Re: snapclone or mirrorclone

Our EVA is fully populated with 300GB FC disks. Once DG of 95 disks and one DG of 73 disks. We have only 1TB free in each DG so they are very full. The new expansion cab has 40 disks. We feel that if we add the disks to the existing DG's levelling will take a very long time and even though it is a "background task" there may be performance degredation.
IBaltay
Honored Contributor

Re: snapclone or mirrorclone

but the EVA configuration best practices does not confirm/prove your concern and you may get the performance degradation within the new DG (only 40 disks) in comparison with the first (95) or second (73) existing DGs

the pain is one part of the reality
Phillip Thayer
Esteemed Contributor

Re: snapclone or mirrorclone

Ben,

The EVA is designed to work best with larger disk groups that are equally divisible by 8. So, by breaking up your 168 (21 RSS's of 8 drives each) into 2 disk groups of 73 and 95 you are actually forcing your EVA to run slower.
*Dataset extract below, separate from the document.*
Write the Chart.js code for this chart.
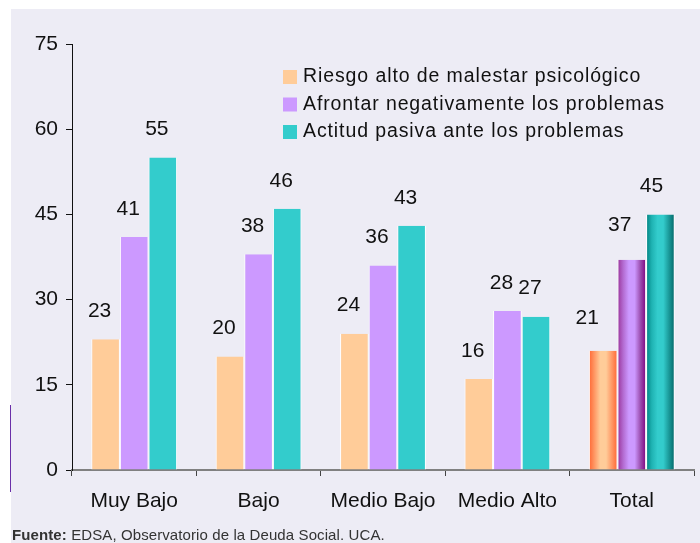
<!DOCTYPE html>
<html>
<head>
<meta charset="utf-8">
<script src="https://cdn.jsdelivr.net/npm/chart.js@4"></script>
<style>
  html, body { margin: 0; padding: 0; background: #ffffff; }
  #panel { position: absolute; left: 11px; top: 9px; right: 0; bottom: 0; background: #edecf5; }
  #wrap { position: absolute; left: 0; top: 0; width: 700px; height: 543px; }
  #mark { position: absolute; left: 10px; top: 405px; width: 1px; height: 87px; background: #6a2fa8; }
  #source { position: absolute; left: 12px; top: 526px; font: 15px "Liberation Sans", Arial, sans-serif; color: #333; letter-spacing: 0.1px; }
</style>
</head>
<body>
<div id="panel"></div>
<div id="mark"></div>
<div id="wrap"><canvas id="chart" width="700" height="543"></canvas></div>
<div id="source"><b>Fuente:</b> EDSA, Observatorio de la Deuda Social. UCA.</div>
<script>
const categories = ['Muy Bajo', 'Bajo', 'Medio Bajo', 'Medio Alto', 'Total'];
const riesgoAlto = [23, 20, 24, 16, 21];
const afrontarNeg = [41, 38, 36, 28, 37];
const actitudPasiva = [55, 46, 43, 27, 45];
const seriesNames = [
  'Riesgo alto de malestar psicológico',
  'Afrontar negativamente los problemas',
  'Actitud pasiva ante los problemas',
];
const yTicks = [0, 15, 30, 45, 60, 75];

const FONT = '"Liberation Sans", Arial, sans-serif';
const flatColors = ['#ffcc99', '#cc99ff', '#33cccc'];
// cylinder shading for the "Total" group
const cylStops = [
  ['#ff6633', '#ff9966', '#ffcc99', '#ffcc99', '#ff9966', '#ff6633'],
  ['#993399', '#b36bd1', '#cc99ff', '#cc99ff', '#9c4fb0', '#800080'],
  ['#008080', '#1fb3b3', '#33cccc', '#33cccc', '#1a9999', '#006666'],
];

function barFill(ctx) {
  const ds = ctx.datasetIndex;
  if (ctx.type !== 'data' || ctx.dataIndex !== categories.length - 1) return flatColors[ds];
  const el = ctx.chart.getDatasetMeta(ds).data[ctx.dataIndex];
  if (!el || !isFinite(el.x) || !el.width) return flatColors[ds];
  const left = el.x - el.width / 2;
  const g = ctx.chart.ctx.createLinearGradient(left, 0, left + el.width, 0);
  const stops = cylStops[ds];
  const pos = [0, 0.2, 0.4, 0.6, 0.8, 1];
  stops.forEach((c, i) => g.addColorStop(pos[i], c));
  return g;
}

const valueLabels = {
  id: 'valueLabels',
  afterDatasetsDraw(chart) {
    const { ctx } = chart;
    const totalShift = [-16, -12, -9];
    const totalLift = [33, 35, 28];
    ctx.save();
    ctx.font = '21px ' + FONT;
    ctx.fillStyle = '#111';
    ctx.textAlign = 'center';
    ctx.textBaseline = 'middle';
    chart.data.datasets.forEach((ds, di) => {
      chart.getDatasetMeta(di).data.forEach((el, i) => {
        const last = i === categories.length - 1;
        const dx = last ? totalShift[di] : -6;
        const dy = last ? totalLift[di] : 28;
        ctx.fillText(String(ds.data[i]), el.x + dx, el.y - dy);
      });
    });
    ctx.restore();
  },
};

const boxLegend = {
  id: 'boxLegend',
  afterDraw(chart) {
    const { ctx } = chart;
    ctx.save();
    ctx.font = '19.5px ' + FONT;
    ctx.letterSpacing = '0.9px';
    ctx.textBaseline = 'middle';
    ctx.textAlign = 'left';
    chart.data.datasets.forEach((ds, i) => {
      const y = 77 + i * 27.5;
      ctx.fillStyle = flatColors[i];
      ctx.fillRect(283, y - 7, 14, 14);
      ctx.fillStyle = '#111';
      ctx.fillText(ds.label, 303, y);
    });
    ctx.restore();
  },
};

const datasets = [riesgoAlto, afrontarNeg, actitudPasiva].map((vals, i) => ({
  label: seriesNames[i],
  data: vals,
  backgroundColor: barFill,
  borderColor: '#ffffff',
  borderWidth: { left: 1, right: 1, top: 0, bottom: 0 },
  borderSkipped: false,
  categoryPercentage: 0.69,
  barPercentage: 1.0,
}));

const chart = new Chart(document.getElementById('chart').getContext('2d'), {
  type: 'bar',
  data: { labels: categories, datasets },
  options: {
    responsive: false,
    animation: false,
    layout: { padding: { top: 44, right: 6, left: 0, bottom: 0 } },
    plugins: { legend: { display: false }, tooltip: { enabled: false } },
    scales: {
      x: {
        afterFit(scale) { scale.height = 73; },
        border: { color: '#808080', width: 2 },
        grid: { offset: true, drawOnChartArea: false, drawTicks: true, tickLength: 6, color: '#444' },
        ticks: { color: '#111', font: { family: FONT, size: 21 }, padding: 13 },
      },
      y: {
        min: 0,
        max: 75,
        afterFit(scale) { scale.width = 72; },
        afterBuildTicks(scale) { scale.ticks = yTicks.map(v => ({ value: v })); },
        border: { color: '#111', width: 1 },
        grid: { drawOnChartArea: false, drawTicks: true, tickLength: 6, color: '#111' },
        ticks: { color: '#111', font: { family: FONT, size: 21 }, padding: 8 },
      },
    },
  },
  plugins: [valueLabels, boxLegend],
});
// second pass so the Total bars can build gradients from their laid-out positions
chart.update();
</script>
</body>
</html>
The disk group with 73 will create 8 RSS's of 8 drives and 1 RSS's of 9 disks. The disk group with 95 will create 11 RSS's of 8 drives and 1 RSs with 7 drives. These partial RSS's consisting of 7 and 9 drives will cause a performance issue.

Best thing for you to do is:

1. 33 of your new drives to the disk group with 95 disk in it.
2. remove one drive from your disk group with 73 in it and add it along with the remaining 7 new disk drives to the disk group with 128 disks in it.
3. User the Snapclone functionality to migrate VDisks to the larger disk group.
4. Remove 8 drives at a time from the smaller disk group and add them into the larger disk group in groups of 8 until you have only on disk group of 208 disk drives.

Once this is done, you are now spreading your I/O over 208 spindles instead of only 73, 95 or 40 disk drives. More spindles means more I/O throughput.

Phil
Once it's in production it's all bugs after that.